Outras vantagens nem sempre visíveis da privatização são o aumento da oferta de bens e a constante evolução dos produtos comercializados, em favor do consumidor final. Ou seja, vender ativos públicos não significa entregar riqueza do país a estrangeiros ou a capitalistas exploradores como os estatistas costumam esbravejar. A privatização elimina privilégios de dirigentes e funcionários bem remunerados, aumenta a eficiência e a inovação, gera novos negócios e parcerias, acrescenta novos empregos e contribui para a redução dos gastos públicos. Outros benefícios da privatização são a limitação das possibilidades de corrupção e o aumento do dinamismo econômico conferido pela concorrência entre empresas. Em suma, a alienação das estatais, aliada à concessão de obras de infraestrutura à iniciativa privada, teria a capacidade de gerar milhares de empregos, além de reduzir o custo logístico, obstáculo substancial à competitividade e à sobrevivência das empresas brasileiras.
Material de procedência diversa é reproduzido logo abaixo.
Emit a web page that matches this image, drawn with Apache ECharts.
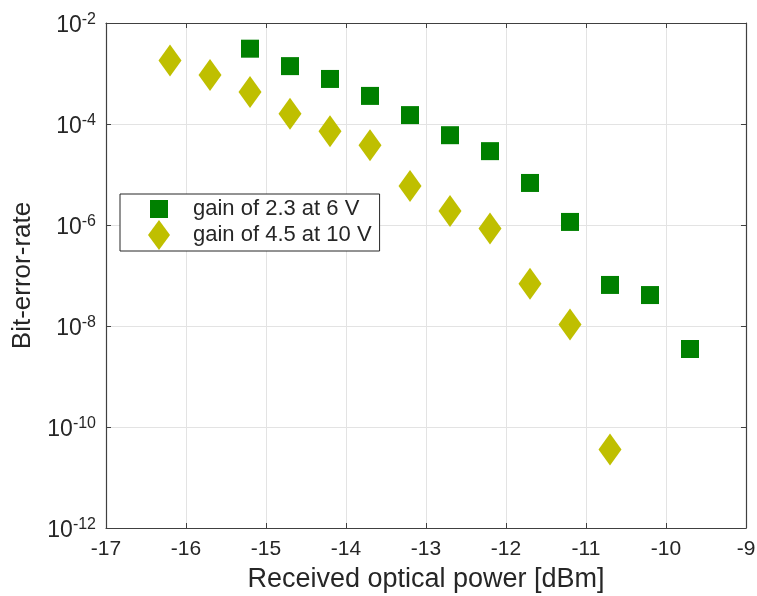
<!DOCTYPE html>
<html>
<head>
<meta charset="utf-8">
<script src="https://cdn.jsdelivr.net/npm/echarts@6/dist/echarts.min.js"></script>
<style>
  html, body { margin: 0; padding: 0; background: #fff; }
  #chart { width: 757px; height: 596px; }
</style>
</head>
<body>
<div id="chart"></div>
<script>
// received optical power [dBm]
var powerGain23 = [-15.2, -14.7, -14.2, -13.7, -13.2, -12.7, -12.2, -11.7, -11.2, -10.7, -10.2, -9.7];
var berGain23 = [3.1e-3, 1.4e-3, 7.8e-4, 3.6e-4, 1.5e-4, 6.0e-5, 2.9e-5, 6.8e-6, 1.15e-6, 6.5e-8, 4.1e-8, 3.5e-9];

var powerGain45 = [-16.2, -15.7, -15.2, -14.7, -14.2, -13.7, -13.2, -12.7, -12.2, -11.7, -11.2, -10.7];
var berGain45 = [1.8e-3, 9.3e-4, 4.3e-4, 1.6e-4, 7.2e-5, 3.8e-5, 5.9e-6, 1.9e-6, 8.5e-7, 6.9e-8, 1.07e-8, 3.6e-11];

var seriesNames = ['gain of 2.3 at 6 V', 'gain of 4.5 at 10 V'];
var xRange = [-17, -9];
var yRange = [1e-12, 1e-2];

var FONT = '"Liberation Sans", Arial, Helvetica, sans-serif';
var TXT = '#262626';
var AXC = '#404040';

function pairs(xs, ys) {
    var out = [];
    for (var i = 0; i < xs.length; i++) out.push([xs[i], ys[i]]);
    return out;
}

var chart = echarts.init(document.getElementById('chart'), null, { renderer: 'canvas' });

var boxAxis = {
    axisLine: { show: true, lineStyle: { color: AXC, width: 1.2 } },
    axisTick: { show: true, inside: true, length: 5, lineStyle: { color: AXC } },
    axisLabel: { show: false },
    splitLine: { show: false }
};

chart.setOption({
    backgroundColor: '#fff',
    animation: false,
    grid: { left: 106, right: 11, top: 23, bottom: 68, outerBoundsMode: 'none', containLabel: false },
    legend: {
        left: 120,
        top: 194,
        orient: 'vertical',
        padding: [0, 8, 1, 28],
        itemGap: -4,
        itemWidth: 22,
        itemHeight: 30,
        backgroundColor: '#fff',
        borderColor: '#262626',
        borderWidth: 1,
        borderRadius: 0,
        textStyle: { fontFamily: FONT, fontSize: 22, color: TXT, padding: [0, 0, 0, 18] },
        data: [
            { name: seriesNames[0], icon: 'path://M0,0M22,30M2,6L20,6L20,24L2,24Z' },
            { name: seriesNames[1], icon: 'path://M11,0L22,15L11,30L0,15Z' }
        ]
    },
    xAxis: [{
        type: 'value',
        min: xRange[0],
        max: xRange[1],
        interval: 1,
        name: 'Received optical power [dBm]',
        nameLocation: 'middle',
        nameGap: 38,
        nameTextStyle: { fontFamily: FONT, fontSize: 27, color: TXT },
        axisLine: { show: true, onZero: false, lineStyle: { color: AXC, width: 1.2 } },
        axisTick: { show: true, inside: true, length: 5, lineStyle: { color: AXC } },
        axisLabel: { fontFamily: FONT, fontSize: 21, color: TXT, margin: 11 },
        splitLine: { show: true, lineStyle: { color: '#e3e3e3', width: 1 } }
    }, Object.assign({
        type: 'value', position: 'top', min: xRange[0], max: xRange[1], interval: 1
    }, boxAxis)],
    yAxis: [{
        type: 'log',
        logBase: 10,
        min: yRange[0],
        max: yRange[1],
        interval: 2,
        name: 'Bit-error-rate',
        nameLocation: 'middle',
        nameGap: 70,
        nameTextStyle: { fontFamily: FONT, fontSize: 26, color: TXT },
        axisLine: { show: true, lineStyle: { color: AXC, width: 1.2 } },
        axisTick: { show: true, inside: true, length: 5, lineStyle: { color: AXC } },
        minorTick: { show: false },
        axisLabel: {
            margin: 10,
            formatter: function (v) {
                var e = Math.round(Math.log10(v));
                return '{b|10}{s|' + e + '}';
            },
            rich: {
                b: { fontFamily: FONT, fontSize: 23, color: TXT, padding: [6, 0, 0, 0] },
                s: { fontFamily: FONT, fontSize: 16, color: TXT, padding: [0, 0, 7, 0] }
            }
        },
        splitLine: { show: true, lineStyle: { color: '#e3e3e3', width: 1 } }
    }, Object.assign({
        type: 'log', logBase: 10, position: 'right', min: yRange[0], max: yRange[1], interval: 2
    }, boxAxis)],
    series: [{
        name: seriesNames[0],
        type: 'scatter',
        symbol: 'rect',
        symbolSize: 18,
        itemStyle: { color: '#008000', opacity: 1 },
        data: pairs(powerGain23, berGain23),
        z: 3
    }, {
        name: seriesNames[1],
        type: 'scatter',
        symbol: 'diamond',
        symbolSize: [23, 32],
        itemStyle: { color: '#bfbf00', opacity: 1 },
        data: pairs(powerGain45, berGain45),
        z: 4
    }]
});
</script>
</body>
</html>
Assim, diante de décadas de economia estagnada, de patrimonialismo e de endividamento crescente, a desestatização aparece como alternativa para evitar a ruína. O choque de competitividade que a restrição da influência estatal produz é capaz de realocar a economia do país no ciclo de prosperidade, onde o aumento de produção multiplica a geração de empregos e de renda, que redunda em mais consumo, mais investimentos e, portanto, mais produção. A conversão do modelo de governança de predomínio estatal para aquele assentado na liberdade de iniciativa e no protagonismo de empresas que visam ao lucro é a única capaz de romper a armadilha do baixo crescimento e alavancar o desenvolvimento do país. Logo, se os brasileiros desejam superar as agruras da falta de empregos, da renda insuficiente, dos projetos inexequíveis, dos privilégios abomináveis e da servidão estatal, que perduram por tanto tempo, vão precisar se posicionar, daqui para frente, de forma enérgica contra a ação centralizada do poder estatal, em favor de mais liberdade de ação.